Before launching the brand, Brown was a neurophysiotherapist at a private neurorehabilitation hospital in London, treating patients with severe brain injuries. Some were minimally conscious, and others had been unresponsive for months. What stayed with her was the way scent could sometimes reach patients when other forms of stimulation could not.

“The olfactory system is the only sense that bypasses the rational, thinking brain,” Brown says. “It travels directly to the limbic cortex, which is where emotion and memory live.”

When voice, touch or light were not getting through, familiar smells sometimes did. She saw changes in breathing, alertness and emotional response.

“That experience changed me,” she says. “I understood that scent is not a luxury. It is a direct line to who we are.”

Her initial connection to scent began much earlier, in Far North Queensland, where her family farmed sugarcane for generations. She grew up around those fields, chewing fresh stalks and carrying the smell of that landscape with her. Today, that history lives on in the brand’s use of Australian organic sugarcane as a hero ingredient, sourced from Northern Queensland farms.

Josh’s education around scent was a little different and began in London barbershops. He learnt the rituals of presentation, and saw which scents changed the energy of a room and the people who wore them, and which his clients remembered long after they had left.

When the two came together, so did science and a deep sense of humanity, clinical knowledge and hands-on craft. They had both been observing the same thing from different angles: the way one inhalation can change a person.

That became Mihan Aromatics.

The fragrances are grounded in Australia, with each scent tied to a place or feeling. Mikado Bark draws from autumn afternoons in Edinburgh Gardens. Sienna Brume recalls long summer days at Fitzroy Pool. Petrichor Plains captures rain arriving after a dry spell in the country. Kirra Curl channels salt, surf wax and coastal air.

“For too long Australia has been on the receiving end of European parfum culture, when in truth the raw materials and the stories we have here are extraordinary,” Brown says.

The goal is not to imitate European fragrance houses, but to build something distinctly local. The products are designed, developed, hand-filled and assembled in Melbourne.

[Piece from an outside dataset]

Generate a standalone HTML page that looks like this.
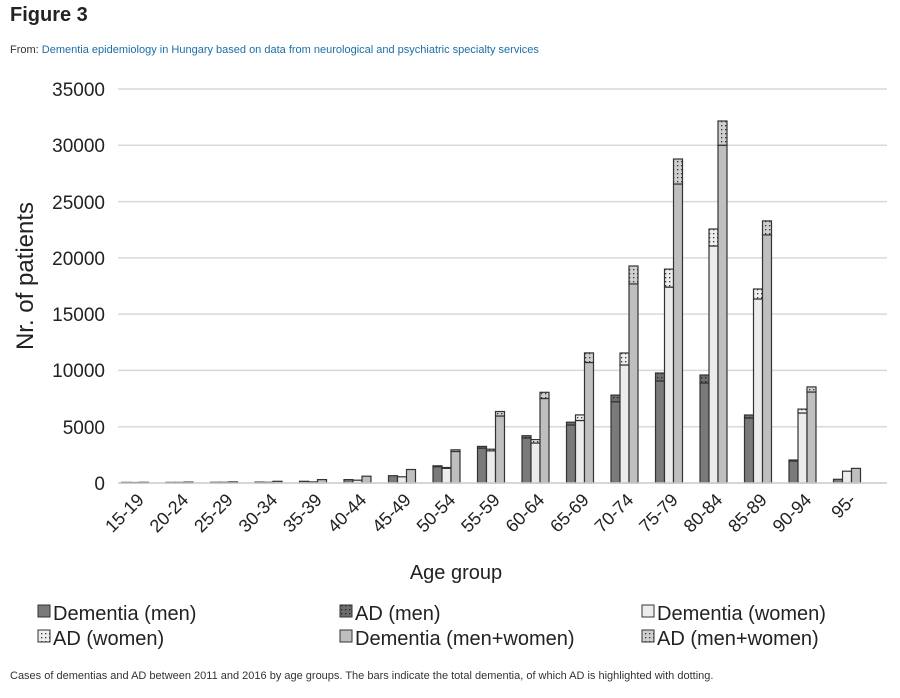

The brand is also firmly gender neutral. Brown and Mihan reject the old industry habit of dividing fragrance into masculine and feminine categories, seeing it as outdated marketing rather than meaningful guidance.

“There is no such thing as a masculine ingredient or a feminine note,” Brown says. “There is only the way a particular scent meets a particular person’s chemistry.”

“We make parfums for people who feel deeply. Who move through the world with intention. Who reject the gendered prescriptions of what a fragrance should be, and instead ask only: what does this make me remember?”

As an independent house, Mihan operates in a market dominated by global names with bigger budgets and louder campaigns. But Brown and Mihan have never been interested in growth for growth’s sake. Their focus remains on small-batch production and quality ingredients.

Every part of the brand, from bottle design to packaging, is considered. They prioritise sustainable sourcing, vegan and cruelty-free production, and keeping close control over how everything is made. Through a partnership with I=Change, the company also donates one dollar from every sale to causes supporting women in the Pacific, mental health initiatives and environmental restoration in Australia.

“Independent producers keep craft alive,” Brown says. “They keep diversity in the things we wear, the things we eat, the things we surround ourselves with. The thing you wear on your skin every day should come from someone who thought about you, not from a boardroom.”

That is what makes Mihan Aromatics worth paying attention to. Not just the scents themselves, but the humanity behind them. The idea that when you place a scent on your skin, it can offer something more valuable than simply smelling good, whether that is a memory returning or a deeper sense of presence with yourself and the world around you.